- INSTRUCTIONS TO FOLLOW -
Exactly retype the lines from the one containing "Emit a Python" through the one containing "maxbcg_x = [0.80, 0.865]"; both ends count, pictures do not.

- RECORDS TO PROCESS -
• • •

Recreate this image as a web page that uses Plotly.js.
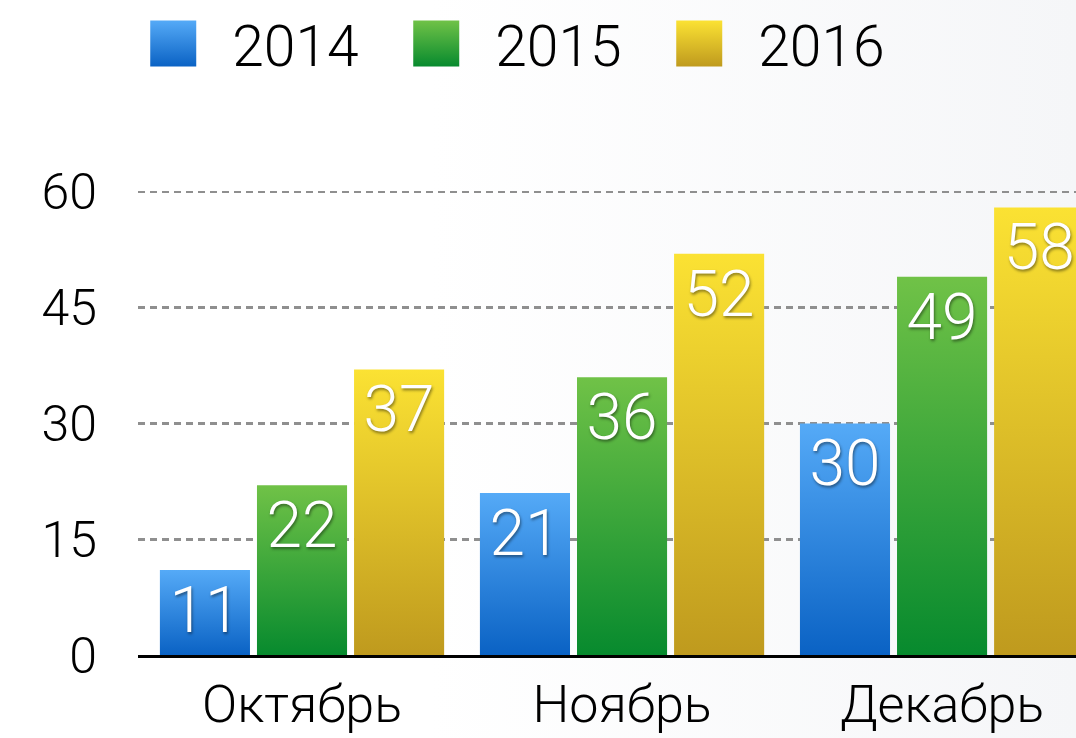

• • •

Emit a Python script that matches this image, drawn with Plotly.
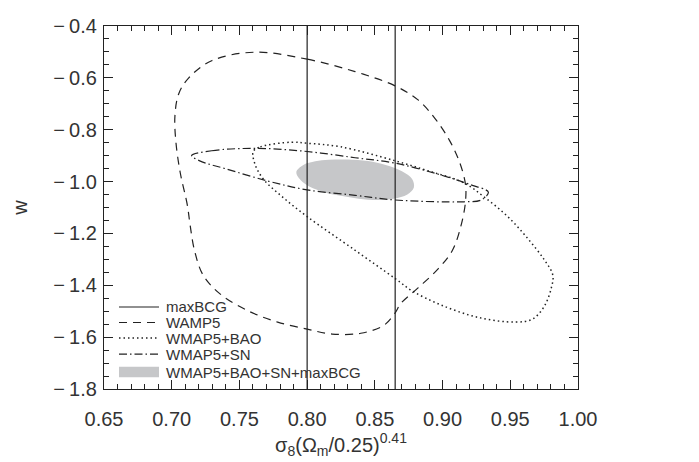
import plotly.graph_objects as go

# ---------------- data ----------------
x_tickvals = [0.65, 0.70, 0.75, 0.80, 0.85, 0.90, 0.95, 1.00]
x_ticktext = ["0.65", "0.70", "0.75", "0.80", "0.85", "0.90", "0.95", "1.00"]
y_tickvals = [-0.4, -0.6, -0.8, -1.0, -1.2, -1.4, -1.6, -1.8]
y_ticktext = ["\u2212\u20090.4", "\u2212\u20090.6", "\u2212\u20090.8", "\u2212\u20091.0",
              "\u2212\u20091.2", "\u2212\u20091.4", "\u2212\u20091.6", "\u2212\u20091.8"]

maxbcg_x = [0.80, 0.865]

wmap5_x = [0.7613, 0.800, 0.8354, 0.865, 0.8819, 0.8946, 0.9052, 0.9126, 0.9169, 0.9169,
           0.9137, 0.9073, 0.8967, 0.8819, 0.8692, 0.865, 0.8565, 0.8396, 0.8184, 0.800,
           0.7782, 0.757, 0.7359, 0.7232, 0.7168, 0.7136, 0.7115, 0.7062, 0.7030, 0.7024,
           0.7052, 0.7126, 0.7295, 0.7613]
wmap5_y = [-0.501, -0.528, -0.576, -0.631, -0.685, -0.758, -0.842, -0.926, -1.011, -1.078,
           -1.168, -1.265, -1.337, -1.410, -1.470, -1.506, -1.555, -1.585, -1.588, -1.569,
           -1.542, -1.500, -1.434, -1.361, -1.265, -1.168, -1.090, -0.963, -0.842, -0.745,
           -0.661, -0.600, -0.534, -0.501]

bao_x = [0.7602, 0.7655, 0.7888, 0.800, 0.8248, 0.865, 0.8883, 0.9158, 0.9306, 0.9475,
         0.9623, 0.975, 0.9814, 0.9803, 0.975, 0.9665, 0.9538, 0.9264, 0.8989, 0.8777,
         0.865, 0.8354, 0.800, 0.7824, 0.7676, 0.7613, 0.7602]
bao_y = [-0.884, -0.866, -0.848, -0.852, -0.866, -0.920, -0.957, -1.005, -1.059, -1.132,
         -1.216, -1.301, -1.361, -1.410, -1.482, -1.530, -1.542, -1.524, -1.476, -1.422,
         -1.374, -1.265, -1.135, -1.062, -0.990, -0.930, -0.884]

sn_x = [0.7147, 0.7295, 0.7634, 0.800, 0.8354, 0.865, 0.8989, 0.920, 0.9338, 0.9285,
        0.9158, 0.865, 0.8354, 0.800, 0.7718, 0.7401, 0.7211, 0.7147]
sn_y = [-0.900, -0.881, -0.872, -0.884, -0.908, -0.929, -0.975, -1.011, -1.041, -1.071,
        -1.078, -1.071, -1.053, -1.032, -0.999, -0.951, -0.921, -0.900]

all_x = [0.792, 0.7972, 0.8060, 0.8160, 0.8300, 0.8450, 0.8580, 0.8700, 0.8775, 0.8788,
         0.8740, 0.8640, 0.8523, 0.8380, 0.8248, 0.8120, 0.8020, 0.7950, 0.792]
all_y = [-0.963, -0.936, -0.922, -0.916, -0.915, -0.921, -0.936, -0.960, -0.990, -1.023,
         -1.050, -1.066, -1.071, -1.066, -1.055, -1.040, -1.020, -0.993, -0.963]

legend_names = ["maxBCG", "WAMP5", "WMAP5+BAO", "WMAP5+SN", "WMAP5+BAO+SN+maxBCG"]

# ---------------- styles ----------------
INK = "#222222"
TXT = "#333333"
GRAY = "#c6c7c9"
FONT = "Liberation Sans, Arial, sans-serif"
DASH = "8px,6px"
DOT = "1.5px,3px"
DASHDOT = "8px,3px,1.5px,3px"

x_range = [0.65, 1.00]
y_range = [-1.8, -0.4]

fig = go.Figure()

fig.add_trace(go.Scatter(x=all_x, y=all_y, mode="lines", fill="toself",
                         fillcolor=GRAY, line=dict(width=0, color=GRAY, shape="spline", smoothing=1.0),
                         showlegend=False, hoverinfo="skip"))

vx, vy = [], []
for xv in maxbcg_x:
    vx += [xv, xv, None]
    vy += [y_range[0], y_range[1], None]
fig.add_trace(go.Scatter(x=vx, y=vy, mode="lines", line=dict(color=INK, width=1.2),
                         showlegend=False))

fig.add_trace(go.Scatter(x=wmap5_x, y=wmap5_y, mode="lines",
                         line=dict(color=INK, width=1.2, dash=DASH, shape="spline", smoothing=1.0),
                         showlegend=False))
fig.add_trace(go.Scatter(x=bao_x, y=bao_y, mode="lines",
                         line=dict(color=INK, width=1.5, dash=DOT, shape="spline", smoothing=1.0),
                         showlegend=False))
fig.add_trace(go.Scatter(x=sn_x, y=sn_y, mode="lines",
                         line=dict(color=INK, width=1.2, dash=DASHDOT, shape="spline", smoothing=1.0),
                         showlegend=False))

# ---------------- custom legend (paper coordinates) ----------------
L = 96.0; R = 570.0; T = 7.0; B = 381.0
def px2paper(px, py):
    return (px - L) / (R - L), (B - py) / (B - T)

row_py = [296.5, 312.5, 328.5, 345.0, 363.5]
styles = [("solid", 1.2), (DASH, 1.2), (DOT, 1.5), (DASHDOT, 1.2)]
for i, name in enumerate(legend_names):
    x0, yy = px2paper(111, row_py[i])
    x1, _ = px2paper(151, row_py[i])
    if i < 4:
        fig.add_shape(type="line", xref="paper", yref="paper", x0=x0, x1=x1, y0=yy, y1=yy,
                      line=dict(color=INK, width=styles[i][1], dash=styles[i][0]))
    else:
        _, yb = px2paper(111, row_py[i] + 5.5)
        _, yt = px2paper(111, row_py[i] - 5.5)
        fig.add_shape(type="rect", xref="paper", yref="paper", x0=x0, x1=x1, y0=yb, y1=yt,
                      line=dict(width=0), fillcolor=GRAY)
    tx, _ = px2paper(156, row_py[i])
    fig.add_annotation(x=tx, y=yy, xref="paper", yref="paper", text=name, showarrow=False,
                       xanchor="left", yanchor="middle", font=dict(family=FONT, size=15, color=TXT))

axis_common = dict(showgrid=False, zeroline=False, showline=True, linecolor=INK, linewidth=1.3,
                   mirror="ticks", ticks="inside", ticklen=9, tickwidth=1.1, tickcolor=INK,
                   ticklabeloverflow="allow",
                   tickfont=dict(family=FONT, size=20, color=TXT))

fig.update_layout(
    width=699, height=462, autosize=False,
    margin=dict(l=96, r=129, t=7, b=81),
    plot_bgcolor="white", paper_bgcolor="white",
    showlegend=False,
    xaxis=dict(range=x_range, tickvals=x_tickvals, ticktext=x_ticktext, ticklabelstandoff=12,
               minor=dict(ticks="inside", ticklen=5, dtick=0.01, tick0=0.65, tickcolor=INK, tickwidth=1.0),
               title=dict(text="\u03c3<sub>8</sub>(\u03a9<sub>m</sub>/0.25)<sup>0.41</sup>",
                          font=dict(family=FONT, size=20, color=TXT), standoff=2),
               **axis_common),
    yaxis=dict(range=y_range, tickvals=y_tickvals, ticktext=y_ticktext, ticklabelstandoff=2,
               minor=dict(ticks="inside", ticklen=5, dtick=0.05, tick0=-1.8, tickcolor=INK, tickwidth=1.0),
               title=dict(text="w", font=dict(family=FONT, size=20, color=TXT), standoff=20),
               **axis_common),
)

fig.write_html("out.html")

• • •

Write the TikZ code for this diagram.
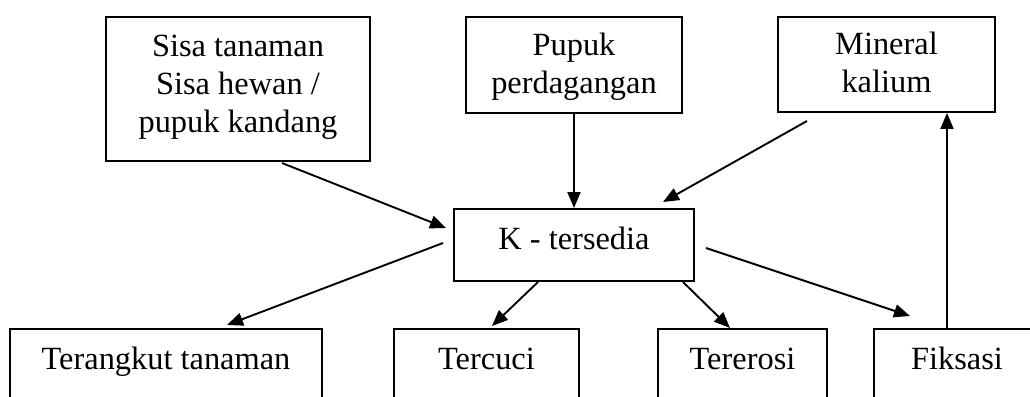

• • •

- SOLUTION FOR THIS TASK -
Emit a Python script that matches this image, drawn with Plotly.
import plotly.graph_objects as go

# ---------------- data ----------------
x_tickvals = [0.65, 0.70, 0.75, 0.80, 0.85, 0.90, 0.95, 1.00]
x_ticktext = ["0.65", "0.70", "0.75", "0.80", "0.85", "0.90", "0.95", "1.00"]
y_tickvals = [-0.4, -0.6, -0.8, -1.0, -1.2, -1.4, -1.6, -1.8]
y_ticktext = ["\u2212\u20090.4", "\u2212\u20090.6", "\u2212\u20090.8", "\u2212\u20091.0",
              "\u2212\u20091.2", "\u2212\u20091.4", "\u2212\u20091.6", "\u2212\u20091.8"]

maxbcg_x = [0.80, 0.865]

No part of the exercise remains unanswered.